▶ Task requirements
Repeat, exactly and in full, the lines of the listing below, but without any pictures.

+++++

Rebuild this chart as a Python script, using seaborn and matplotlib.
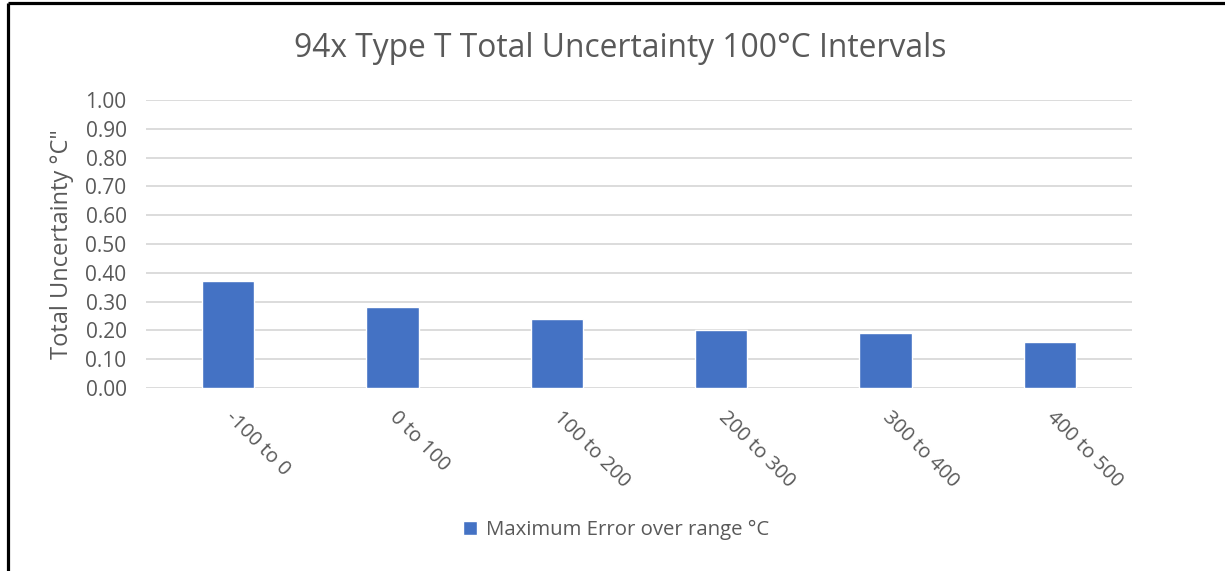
import matplotlib
matplotlib.use("Agg")
import matplotlib.pyplot as plt
from matplotlib.lines import Line2D
import seaborn as sns
import pandas as pd

# Temperature intervals (°C) and the maximum error over each range
categories = ["-100 to 0", "0 to 100", "100 to 200", "200 to 300", "300 to 400", "400 to 500"]
max_error = [0.37, 0.28, 0.24, 0.20, 0.19, 0.16]
y_ticks = [0.0, 0.1, 0.2, 0.3, 0.4, 0.5, 0.6, 0.7, 0.8, 0.9, 1.0]

series_name = "Maximum Error over range °C"
title = "94x Type T Total Uncertainty 100°C Intervals"
y_label = "Total Uncertainty °C\""

sns.set_theme(style="white")
plt.rcParams["font.family"] = ["Open Sans", "DejaVu Sans"]

text_color = "#595959"
grid_color = "#d9d9d9"
bar_color = "#4472C4"

df = pd.DataFrame({"range": categories, "error": max_error})

fig = plt.figure(figsize=(12.25, 5.71), dpi=100)
ax = fig.add_axes([0.1192, 0.3205, 0.8049, 0.5044])

sns.barplot(data=df, x="range", y="error", color=bar_color, saturation=1,
            width=0.317, label=series_name, ax=ax, zorder=3)

ax.set_ylim(0, 1.0)
ax.set_xlim(-0.5, len(categories) - 0.5)
ax.set_yticks(y_ticks)
ax.set_yticklabels([f"{v:.2f}" for v in y_ticks], color=text_color, fontsize=15)
ax.yaxis.grid(True, color=grid_color, linewidth=1.3, zorder=0)
ax.xaxis.grid(False)
for s in ax.spines.values():
    s.set_visible(False)
ax.tick_params(axis="y", length=0, pad=14)
ax.tick_params(axis="x", length=0, pad=19)

ax.set_xticks(range(len(categories)))
ax.set_xticklabels(categories, rotation=-45, ha="left", va="center",
                   rotation_mode="anchor", color=text_color, fontsize=14.5)

ax.set_xlabel("")
ax.set_ylabel(y_label, color=text_color, fontsize=17, labelpad=2)
ax.yaxis.set_label_coords(-0.073, 0.5)

fig.text(0.506, 0.915, title, ha="center", va="center", color=text_color, fontsize=22.9)

leg = ax.legend(loc="center", bbox_to_anchor=(0.503, 0.072), bbox_transform=fig.transFigure,
                frameon=False, fontsize=14.7, handlelength=0.65, handleheight=0.65,
                handletextpad=0.45, labelcolor=text_color)

# Frame lines along the left and top edges of the figure
fig.add_artist(Line2D([8 / 1225, 8 / 1225], [0, 1 - 2.5 / 571], transform=fig.transFigure,
                      color="black", linewidth=2.3, solid_capstyle="butt"))
fig.add_artist(Line2D([8 / 1225, 1], [1 - 2.5 / 571, 1 - 2.5 / 571], transform=fig.transFigure,
                      color="black", linewidth=2.3, solid_capstyle="butt"))

fig.savefig("out.png", dpi=100, facecolor="white")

+++++

▶ Task response
Rebuild this chart as a Python script, using seaborn and matplotlib.
import matplotlib
matplotlib.use("Agg")
import matplotlib.pyplot as plt
from matplotlib.lines import Line2D
import seaborn as sns
import pandas as pd

# Temperature intervals (°C) and the maximum error over each range
categories = ["-100 to 0", "0 to 100", "100 to 200", "200 to 300", "300 to 400", "400 to 500"]
max_error = [0.37, 0.28, 0.24, 0.20, 0.19, 0.16]
y_ticks = [0.0, 0.1, 0.2, 0.3, 0.4, 0.5, 0.6, 0.7, 0.8, 0.9, 1.0]

series_name = "Maximum Error over range °C"
title = "94x Type T Total Uncertainty 100°C Intervals"
y_label = "Total Uncertainty °C\""

sns.set_theme(style="white")
plt.rcParams["font.family"] = ["Open Sans", "DejaVu Sans"]

text_color = "#595959"
grid_color = "#d9d9d9"
bar_color = "#4472C4"

df = pd.DataFrame({"range": categories, "error": max_error})

fig = plt.figure(figsize=(12.25, 5.71), dpi=100)
ax = fig.add_axes([0.1192, 0.3205, 0.8049, 0.5044])

sns.barplot(data=df, x="range", y="error", color=bar_color, saturation=1,
            width=0.317, label=series_name, ax=ax, zorder=3)

ax.set_ylim(0, 1.0)
ax.set_xlim(-0.5, len(categories) - 0.5)
ax.set_yticks(y_ticks)
ax.set_yticklabels([f"{v:.2f}" for v in y_ticks], color=text_color, fontsize=15)
ax.yaxis.grid(True, color=grid_color, linewidth=1.3, zorder=0)
ax.xaxis.grid(False)
for s in ax.spines.values():
    s.set_visible(False)
ax.tick_params(axis="y", length=0, pad=14)
ax.tick_params(axis="x", length=0, pad=19)

ax.set_xticks(range(len(categories)))
ax.set_xticklabels(categories, rotation=-45, ha="left", va="center",
                   rotation_mode="anchor", color=text_color, fontsize=14.5)

ax.set_xlabel("")
ax.set_ylabel(y_label, color=text_color, fontsize=17, labelpad=2)
ax.yaxis.set_label_coords(-0.073, 0.5)

fig.text(0.506, 0.915, title, ha="center", va="center", color=text_color, fontsize=22.9)

leg = ax.legend(loc="center", bbox_to_anchor=(0.503, 0.072), bbox_transform=fig.transFigure,
                frameon=False, fontsize=14.7, handlelength=0.65, handleheight=0.65,
                handletextpad=0.45, labelcolor=text_color)

# Frame lines along the left and top edges of the figure
fig.add_artist(Line2D([8 / 1225, 8 / 1225], [0, 1 - 2.5 / 571], transform=fig.transFigure,
                      color="black", linewidth=2.3, solid_capstyle="butt"))
fig.add_artist(Line2D([8 / 1225, 1], [1 - 2.5 / 571, 1 - 2.5 / 571], transform=fig.transFigure,
                      color="black", linewidth=2.3, solid_capstyle="butt"))

fig.savefig("out.png", dpi=100, facecolor="white")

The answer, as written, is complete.